» Information supplied
◇ ◇ ◇ ◇ ◇ ◇ ◇

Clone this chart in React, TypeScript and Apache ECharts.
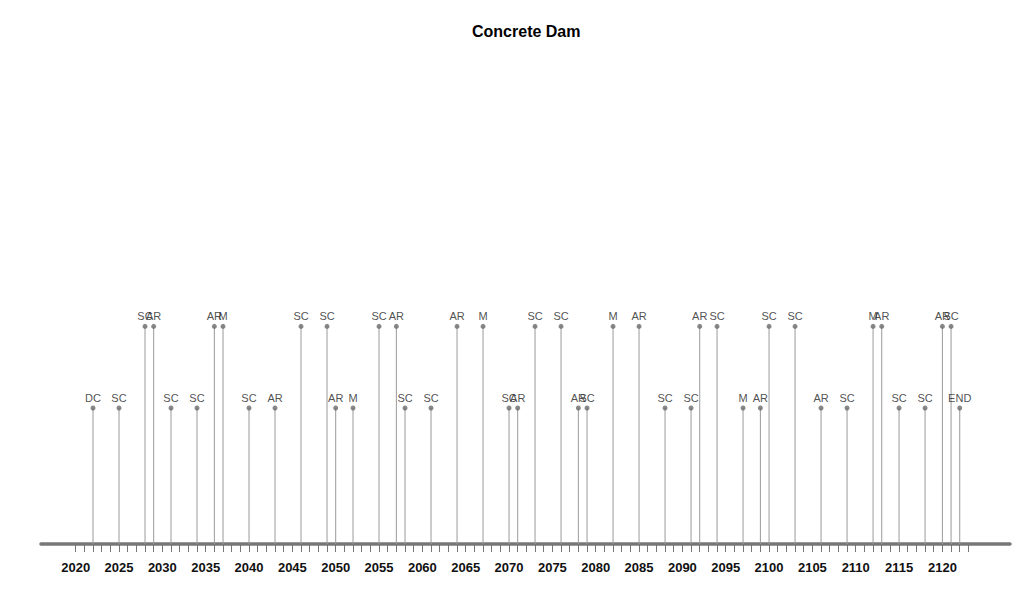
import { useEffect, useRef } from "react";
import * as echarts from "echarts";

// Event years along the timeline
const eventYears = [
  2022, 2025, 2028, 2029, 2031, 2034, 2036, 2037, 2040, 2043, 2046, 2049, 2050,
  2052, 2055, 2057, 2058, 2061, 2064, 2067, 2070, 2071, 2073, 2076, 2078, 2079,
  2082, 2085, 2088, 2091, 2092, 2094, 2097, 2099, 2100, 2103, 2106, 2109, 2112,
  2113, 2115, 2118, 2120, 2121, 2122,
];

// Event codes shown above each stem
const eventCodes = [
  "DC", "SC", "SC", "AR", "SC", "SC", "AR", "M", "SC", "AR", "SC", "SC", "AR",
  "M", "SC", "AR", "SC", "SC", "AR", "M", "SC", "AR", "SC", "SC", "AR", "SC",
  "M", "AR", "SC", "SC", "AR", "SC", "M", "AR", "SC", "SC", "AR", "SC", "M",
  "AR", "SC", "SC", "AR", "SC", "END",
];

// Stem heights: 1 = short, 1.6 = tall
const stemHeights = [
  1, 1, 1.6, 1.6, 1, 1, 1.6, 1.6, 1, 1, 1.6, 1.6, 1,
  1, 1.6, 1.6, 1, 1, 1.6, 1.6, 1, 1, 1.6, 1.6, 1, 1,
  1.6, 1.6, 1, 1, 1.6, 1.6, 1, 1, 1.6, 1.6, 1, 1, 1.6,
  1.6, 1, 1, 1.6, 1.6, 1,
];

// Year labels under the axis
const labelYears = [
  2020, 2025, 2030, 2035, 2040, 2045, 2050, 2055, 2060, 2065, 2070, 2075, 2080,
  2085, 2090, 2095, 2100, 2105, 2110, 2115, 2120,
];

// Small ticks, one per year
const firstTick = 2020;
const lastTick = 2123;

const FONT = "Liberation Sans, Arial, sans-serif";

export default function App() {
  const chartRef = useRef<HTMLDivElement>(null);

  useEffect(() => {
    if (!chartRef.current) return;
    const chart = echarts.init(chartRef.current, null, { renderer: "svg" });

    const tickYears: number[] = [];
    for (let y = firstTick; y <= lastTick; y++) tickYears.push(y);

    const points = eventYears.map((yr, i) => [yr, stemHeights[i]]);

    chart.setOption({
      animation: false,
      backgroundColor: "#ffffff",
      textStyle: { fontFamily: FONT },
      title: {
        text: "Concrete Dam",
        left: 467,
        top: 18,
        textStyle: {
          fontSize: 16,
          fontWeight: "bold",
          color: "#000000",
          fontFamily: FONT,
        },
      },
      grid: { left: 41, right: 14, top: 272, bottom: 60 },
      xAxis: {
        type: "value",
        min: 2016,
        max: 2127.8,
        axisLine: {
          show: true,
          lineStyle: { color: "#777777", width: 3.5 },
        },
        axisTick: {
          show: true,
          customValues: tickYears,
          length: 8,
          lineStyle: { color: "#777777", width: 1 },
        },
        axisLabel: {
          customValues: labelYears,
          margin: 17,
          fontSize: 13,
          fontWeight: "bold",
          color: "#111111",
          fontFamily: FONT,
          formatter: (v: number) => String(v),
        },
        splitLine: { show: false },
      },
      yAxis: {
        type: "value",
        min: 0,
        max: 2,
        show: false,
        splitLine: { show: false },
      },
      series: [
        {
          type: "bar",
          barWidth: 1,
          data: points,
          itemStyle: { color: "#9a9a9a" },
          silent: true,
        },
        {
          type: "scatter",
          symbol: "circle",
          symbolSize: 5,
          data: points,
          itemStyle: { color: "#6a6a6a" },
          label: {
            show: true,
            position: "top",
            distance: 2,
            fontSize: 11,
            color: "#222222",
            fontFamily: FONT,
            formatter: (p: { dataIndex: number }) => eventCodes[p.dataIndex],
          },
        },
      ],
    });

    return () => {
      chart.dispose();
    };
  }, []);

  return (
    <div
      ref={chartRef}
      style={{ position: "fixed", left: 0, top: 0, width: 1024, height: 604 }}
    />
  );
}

◇ ◇ ◇ ◇ ◇ ◇ ◇

» Task statement
Return all of the data exactly as written, and drop the pictures.

» Answer below
Clone this chart in React, TypeScript and Apache ECharts.
import { useEffect, useRef } from "react";
import * as echarts from "echarts";

// Event years along the timeline
const eventYears = [
  2022, 2025, 2028, 2029, 2031, 2034, 2036, 2037, 2040, 2043, 2046, 2049, 2050,
  2052, 2055, 2057, 2058, 2061, 2064, 2067, 2070, 2071, 2073, 2076, 2078, 2079,
  2082, 2085, 2088, 2091, 2092, 2094, 2097, 2099, 2100, 2103, 2106, 2109, 2112,
  2113, 2115, 2118, 2120, 2121, 2122,
];

// Event codes shown above each stem
const eventCodes = [
  "DC", "SC", "SC", "AR", "SC", "SC", "AR", "M", "SC", "AR", "SC", "SC", "AR",
  "M", "SC", "AR", "SC", "SC", "AR", "M", "SC", "AR", "SC", "SC", "AR", "SC",
  "M", "AR", "SC", "SC", "AR", "SC", "M", "AR", "SC", "SC", "AR", "SC", "M",
  "AR", "SC", "SC", "AR", "SC", "END",
];

// Stem heights: 1 = short, 1.6 = tall
const stemHeights = [
  1, 1, 1.6, 1.6, 1, 1, 1.6, 1.6, 1, 1, 1.6, 1.6, 1,
  1, 1.6, 1.6, 1, 1, 1.6, 1.6, 1, 1, 1.6, 1.6, 1, 1,
  1.6, 1.6, 1, 1, 1.6, 1.6, 1, 1, 1.6, 1.6, 1, 1, 1.6,
  1.6, 1, 1, 1.6, 1.6, 1,
];

// Year labels under the axis
const labelYears = [
  2020, 2025, 2030, 2035, 2040, 2045, 2050, 2055, 2060, 2065, 2070, 2075, 2080,
  2085, 2090, 2095, 2100, 2105, 2110, 2115, 2120,
];

// Small ticks, one per year
const firstTick = 2020;
const lastTick = 2123;

const FONT = "Liberation Sans, Arial, sans-serif";

export default function App() {
  const chartRef = useRef<HTMLDivElement>(null);

  useEffect(() => {
    if (!chartRef.current) return;
    const chart = echarts.init(chartRef.current, null, { renderer: "svg" });

    const tickYears: number[] = [];
    for (let y = firstTick; y <= lastTick; y++) tickYears.push(y);

    const points = eventYears.map((yr, i) => [yr, stemHeights[i]]);

    chart.setOption({
      animation: false,
      backgroundColor: "#ffffff",
      textStyle: { fontFamily: FONT },
      title: {
        text: "Concrete Dam",
        left: 467,
        top: 18,
        textStyle: {
          fontSize: 16,
          fontWeight: "bold",
          color: "#000000",
          fontFamily: FONT,
        },
      },
      grid: { left: 41, right: 14, top: 272, bottom: 60 },
      xAxis: {
        type: "value",
        min: 2016,
        max: 2127.8,
        axisLine: {
          show: true,
          lineStyle: { color: "#777777", width: 3.5 },
        },
        axisTick: {
          show: true,
          customValues: tickYears,
          length: 8,
          lineStyle: { color: "#777777", width: 1 },
        },
        axisLabel: {
          customValues: labelYears,
          margin: 17,
          fontSize: 13,
          fontWeight: "bold",
          color: "#111111",
          fontFamily: FONT,
          formatter: (v: number) => String(v),
        },
        splitLine: { show: false },
      },
      yAxis: {
        type: "value",
        min: 0,
        max: 2,
        show: false,
        splitLine: { show: false },
      },
      series: [
        {
          type: "bar",
          barWidth: 1,
          data: points,
          itemStyle: { color: "#9a9a9a" },
          silent: true,
        },
        {
          type: "scatter",
          symbol: "circle",
          symbolSize: 5,
          data: points,
          itemStyle: { color: "#6a6a6a" },
          label: {
            show: true,
            position: "top",
            distance: 2,
            fontSize: 11,
            color: "#222222",
            fontFamily: FONT,
            formatter: (p: { dataIndex: number }) => eventCodes[p.dataIndex],
          },
        },
      ],
    });

    return () => {
      chart.dispose();
    };
  }, []);

  return (
    <div
      ref={chartRef}
      style={{ position: "fixed", left: 0, top: 0, width: 1024, height: 604 }}
    />
  );
}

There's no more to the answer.